Boba 3: Ultra-Wide FOV VR
Lead Product Design Prototyper
Boba 3 is a research prototype that pushes the limits of immersion with a massive 180-degree field of view, covering 90% of human vision without compromising the headset's form factor.
Boba 3 is an experimental VR display system designed to achieve a massive, peripheral-filling field of view (FOV) while maintaining a wearable, balanced form factor. Unveiled at SIGGRAPH 2025 in the Emerging Technology session, it represents a significant leap from previous wide-FOV “hammerhead” prototypes by utilizing a novel optical architecture.
The Boba 3 Prototype
The human visual field spans nearly 200 degrees horizontally, yet most consumer VR headsets are limited to around 100 degrees. Boba 3 pushes this boundary to 180° horizontal by 120° vertical, covering approximately 90% of the human field of view.
Optical & Display Specifications
To achieve this width without making the headset prohibitively large or heavy, Boba 3 utilizes Dual-Element Pancake Lenses featuring a world-first high-curvature reflective polarizer layer. Usually, increasing FOV results in a significant drop in angular resolution; Boba 3 avoids this by using dual 4K LCD panels, achieving 30 PPD—a resolution slightly higher than the Meta Quest 3, but spread across nearly twice the area.
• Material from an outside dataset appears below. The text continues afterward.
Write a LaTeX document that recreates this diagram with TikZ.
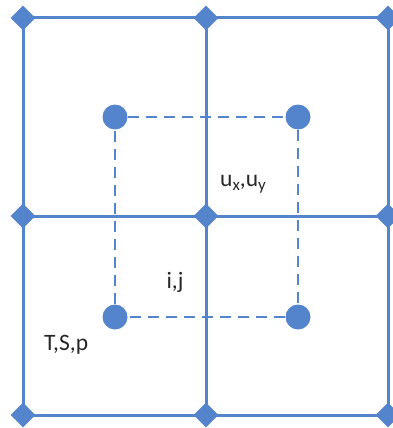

Designing the SIGGRAPH 2025 Experience
As the Lead Product Design Prototyper, I led the design direction for the primary demonstration experience shown at SIGGRAPH 2025. This role involved interfacing deeply with research scientists and the engineering team to ensure the final production met their rigorous hardware standards while presenting the technology’s benefits effectively to an audience.
Pre-Production & Planning
The Boba 3 demo was structured to showcase the benefits of an ultra-wide FOV in both Mixed Reality (MR) and Virtual Reality (VR) settings. Initially planned as a standard presentation, we reformed it into an immersive 3D experience with a stereoscopic presenter to better convey the benefits of passthrough and peripheral immersion.
- Scripting & Direction: We scripted the entire scenario, directing the presenter’s gestures toward virtual 2D panels and 3D exploded views of the headset components.
- Space Replication: We designed the experience within a digital replica of the SIGGRAPH booth space to ensure that distance, direction, and grounding were perfectly accurate to the real-world environment.
- FOV Toggling: A key feature of the demo allowed users to toggle the FOV between a standard Quest 3 view and the Boba 3 view, providing an immediate, “a-ha” moment for the technology’s value.
Technical Implementation
Implementing a high-fidelity demo for a non-standard research prototype presented several unique engineering challenges.
Stereoscopic Video & Grounding
To create a grounded, present-feeling digital person, we captured full-body stereoscopic video on a green screen. Achieving realism required correcting disparities between the passthrough camera, the virtual server, and the video’s eye content.
Any error in these parameters—scale, perspective, or tilt—would cause the actor to appear to “sink” into the floor or move with the user’s head. I spent significant time manually tuning these grounding parameters until the digital presenter felt indistinguishable from a physical person standing in the booth.
”First Encounters” Without Mesh Data
In the standard “First Encounters” MR game, walls break based on environmental mesh data. However, since raw mesh data was inaccessible on the Boba prototype, I utilized Delaunator to procedurally generate breakable segments from quad geometry. These triangles were randomly grouped to create a natural, “cracked” appearance while maintaining high performance.
Overcoming Engine Limitations
Developing for Boba 3 required navigating several Unity-specific hurdles:
- Headset Canting & Tilting: The prototype uses display canting and clocking to optimize rendering. I had to bridge the gap between the older Oculus plugin (which supported these axes but blocked passthrough) and the newer OpenXR plugin (which supported MR but lacked full rotation support).
- WFOV Frustum Culling: Wide FOV rendering often causes objects to “pop” at the peripherals due to incorrect frustum culling. I implemented a custom script to increase the culling matrix size, ensuring visual stability across the entire 180° field.
- Latency Equalization: A common challenge in wide-FOV MR is the tendency to treat the camera feed as “ground truth.” I had to equalize the latency between the virtual content and the passthrough feed to prevent virtual objects from “swimming” as the user moved their head.